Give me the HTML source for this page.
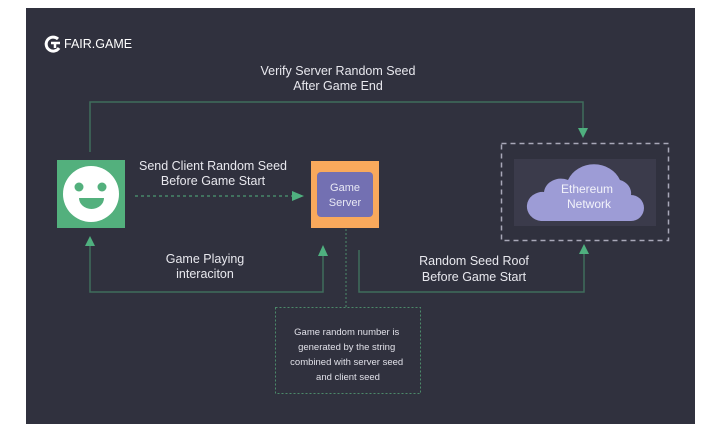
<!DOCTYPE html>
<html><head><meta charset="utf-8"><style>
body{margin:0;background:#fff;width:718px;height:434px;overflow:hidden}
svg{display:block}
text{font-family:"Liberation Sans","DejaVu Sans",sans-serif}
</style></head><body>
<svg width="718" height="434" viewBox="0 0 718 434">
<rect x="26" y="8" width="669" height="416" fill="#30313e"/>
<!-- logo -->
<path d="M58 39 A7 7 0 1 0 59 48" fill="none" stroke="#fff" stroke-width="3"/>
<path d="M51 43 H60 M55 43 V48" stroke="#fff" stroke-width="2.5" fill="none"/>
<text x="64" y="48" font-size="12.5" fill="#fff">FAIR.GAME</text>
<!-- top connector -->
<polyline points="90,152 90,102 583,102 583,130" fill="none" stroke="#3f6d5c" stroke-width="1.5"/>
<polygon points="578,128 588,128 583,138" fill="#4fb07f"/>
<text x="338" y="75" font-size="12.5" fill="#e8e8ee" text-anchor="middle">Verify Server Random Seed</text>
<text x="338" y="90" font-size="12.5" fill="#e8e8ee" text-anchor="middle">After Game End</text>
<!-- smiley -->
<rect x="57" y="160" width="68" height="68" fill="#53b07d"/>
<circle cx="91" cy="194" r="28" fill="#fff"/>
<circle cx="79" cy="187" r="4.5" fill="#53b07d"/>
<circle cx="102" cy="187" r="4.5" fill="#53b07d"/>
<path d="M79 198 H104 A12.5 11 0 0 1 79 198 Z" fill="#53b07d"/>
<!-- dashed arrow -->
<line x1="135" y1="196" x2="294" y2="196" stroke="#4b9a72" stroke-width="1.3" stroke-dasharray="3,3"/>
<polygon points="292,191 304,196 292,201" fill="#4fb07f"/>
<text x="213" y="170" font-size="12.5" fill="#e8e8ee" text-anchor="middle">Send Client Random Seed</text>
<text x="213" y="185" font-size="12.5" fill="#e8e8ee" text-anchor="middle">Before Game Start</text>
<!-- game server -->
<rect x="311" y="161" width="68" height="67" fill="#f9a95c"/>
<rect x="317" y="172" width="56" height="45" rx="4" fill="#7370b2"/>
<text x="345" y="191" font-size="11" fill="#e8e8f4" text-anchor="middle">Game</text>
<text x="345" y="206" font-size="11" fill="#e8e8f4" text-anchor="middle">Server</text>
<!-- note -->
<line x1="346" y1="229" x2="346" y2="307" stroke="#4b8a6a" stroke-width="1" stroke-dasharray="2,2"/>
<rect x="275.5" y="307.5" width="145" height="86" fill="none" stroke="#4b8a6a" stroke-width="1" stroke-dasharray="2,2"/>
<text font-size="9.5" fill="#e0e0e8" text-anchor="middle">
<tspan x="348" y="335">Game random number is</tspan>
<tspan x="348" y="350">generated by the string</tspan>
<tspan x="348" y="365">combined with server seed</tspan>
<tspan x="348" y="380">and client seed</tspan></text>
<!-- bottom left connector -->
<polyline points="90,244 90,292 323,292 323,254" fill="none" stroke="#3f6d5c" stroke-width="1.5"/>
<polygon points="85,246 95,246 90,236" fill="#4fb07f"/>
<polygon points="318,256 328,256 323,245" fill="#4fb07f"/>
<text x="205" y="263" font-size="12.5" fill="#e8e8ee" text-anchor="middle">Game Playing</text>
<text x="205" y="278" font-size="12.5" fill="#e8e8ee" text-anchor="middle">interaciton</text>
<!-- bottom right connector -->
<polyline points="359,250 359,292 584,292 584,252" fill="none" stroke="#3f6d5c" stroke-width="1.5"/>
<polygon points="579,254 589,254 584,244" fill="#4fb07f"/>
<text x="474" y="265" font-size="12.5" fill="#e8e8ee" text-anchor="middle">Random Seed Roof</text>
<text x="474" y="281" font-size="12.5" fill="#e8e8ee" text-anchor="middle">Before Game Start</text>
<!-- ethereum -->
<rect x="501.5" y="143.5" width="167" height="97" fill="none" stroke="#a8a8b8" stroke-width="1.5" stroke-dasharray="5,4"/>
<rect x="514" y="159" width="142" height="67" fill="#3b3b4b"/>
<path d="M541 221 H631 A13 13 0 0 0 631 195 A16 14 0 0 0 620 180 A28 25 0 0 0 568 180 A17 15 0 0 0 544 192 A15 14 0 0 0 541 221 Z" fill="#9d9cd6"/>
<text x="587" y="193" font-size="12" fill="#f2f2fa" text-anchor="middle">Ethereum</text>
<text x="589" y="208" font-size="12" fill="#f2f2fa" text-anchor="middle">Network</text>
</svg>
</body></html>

○ ○ ○ ○ ○

## Problem
Repeat the material above verbatim, with no pictures in the output.

## Reply
Give me the HTML source for this page.
<!DOCTYPE html>
<html><head><meta charset="utf-8"><style>
body{margin:0;background:#fff;width:718px;height:434px;overflow:hidden}
svg{display:block}
text{font-family:"Liberation Sans","DejaVu Sans",sans-serif}
</style></head><body>
<svg width="718" height="434" viewBox="0 0 718 434">
<rect x="26" y="8" width="669" height="416" fill="#30313e"/>
<!-- logo -->
<path d="M58 39 A7 7 0 1 0 59 48" fill="none" stroke="#fff" stroke-width="3"/>
<path d="M51 43 H60 M55 43 V48" stroke="#fff" stroke-width="2.5" fill="none"/>
<text x="64" y="48" font-size="12.5" fill="#fff">FAIR.GAME</text>
<!-- top connector -->
<polyline points="90,152 90,102 583,102 583,130" fill="none" stroke="#3f6d5c" stroke-width="1.5"/>
<polygon points="578,128 588,128 583,138" fill="#4fb07f"/>
<text x="338" y="75" font-size="12.5" fill="#e8e8ee" text-anchor="middle">Verify Server Random Seed</text>
<text x="338" y="90" font-size="12.5" fill="#e8e8ee" text-anchor="middle">After Game End</text>
<!-- smiley -->
<rect x="57" y="160" width="68" height="68" fill="#53b07d"/>
<circle cx="91" cy="194" r="28" fill="#fff"/>
<circle cx="79" cy="187" r="4.5" fill="#53b07d"/>
<circle cx="102" cy="187" r="4.5" fill="#53b07d"/>
<path d="M79 198 H104 A12.5 11 0 0 1 79 198 Z" fill="#53b07d"/>
<!-- dashed arrow -->
<line x1="135" y1="196" x2="294" y2="196" stroke="#4b9a72" stroke-width="1.3" stroke-dasharray="3,3"/>
<polygon points="292,191 304,196 292,201" fill="#4fb07f"/>
<text x="213" y="170" font-size="12.5" fill="#e8e8ee" text-anchor="middle">Send Client Random Seed</text>
<text x="213" y="185" font-size="12.5" fill="#e8e8ee" text-anchor="middle">Before Game Start</text>
<!-- game server -->
<rect x="311" y="161" width="68" height="67" fill="#f9a95c"/>
<rect x="317" y="172" width="56" height="45" rx="4" fill="#7370b2"/>
<text x="345" y="191" font-size="11" fill="#e8e8f4" text-anchor="middle">Game</text>
<text x="345" y="206" font-size="11" fill="#e8e8f4" text-anchor="middle">Server</text>
<!-- note -->
<line x1="346" y1="229" x2="346" y2="307" stroke="#4b8a6a" stroke-width="1" stroke-dasharray="2,2"/>
<rect x="275.5" y="307.5" width="145" height="86" fill="none" stroke="#4b8a6a" stroke-width="1" stroke-dasharray="2,2"/>
<text font-size="9.5" fill="#e0e0e8" text-anchor="middle">
<tspan x="348" y="335">Game random number is</tspan>
<tspan x="348" y="350">generated by the string</tspan>
<tspan x="348" y="365">combined with server seed</tspan>
<tspan x="348" y="380">and client seed</tspan></text>
<!-- bottom left connector -->
<polyline points="90,244 90,292 323,292 323,254" fill="none" stroke="#3f6d5c" stroke-width="1.5"/>
<polygon points="85,246 95,246 90,236" fill="#4fb07f"/>
<polygon points="318,256 328,256 323,245" fill="#4fb07f"/>
<text x="205" y="263" font-size="12.5" fill="#e8e8ee" text-anchor="middle">Game Playing</text>
<text x="205" y="278" font-size="12.5" fill="#e8e8ee" text-anchor="middle">interaciton</text>
<!-- bottom right connector -->
<polyline points="359,250 359,292 584,292 584,252" fill="none" stroke="#3f6d5c" stroke-width="1.5"/>
<polygon points="579,254 589,254 584,244" fill="#4fb07f"/>
<text x="474" y="265" font-size="12.5" fill="#e8e8ee" text-anchor="middle">Random Seed Roof</text>
<text x="474" y="281" font-size="12.5" fill="#e8e8ee" text-anchor="middle">Before Game Start</text>
<!-- ethereum -->
<rect x="501.5" y="143.5" width="167" height="97" fill="none" stroke="#a8a8b8" stroke-width="1.5" stroke-dasharray="5,4"/>
<rect x="514" y="159" width="142" height="67" fill="#3b3b4b"/>
<path d="M541 221 H631 A13 13 0 0 0 631 195 A16 14 0 0 0 620 180 A28 25 0 0 0 568 180 A17 15 0 0 0 544 192 A15 14 0 0 0 541 221 Z" fill="#9d9cd6"/>
<text x="587" y="193" font-size="12" fill="#f2f2fa" text-anchor="middle">Ethereum</text>
<text x="589" y="208" font-size="12" fill="#f2f2fa" text-anchor="middle">Network</text>
</svg>
</body></html>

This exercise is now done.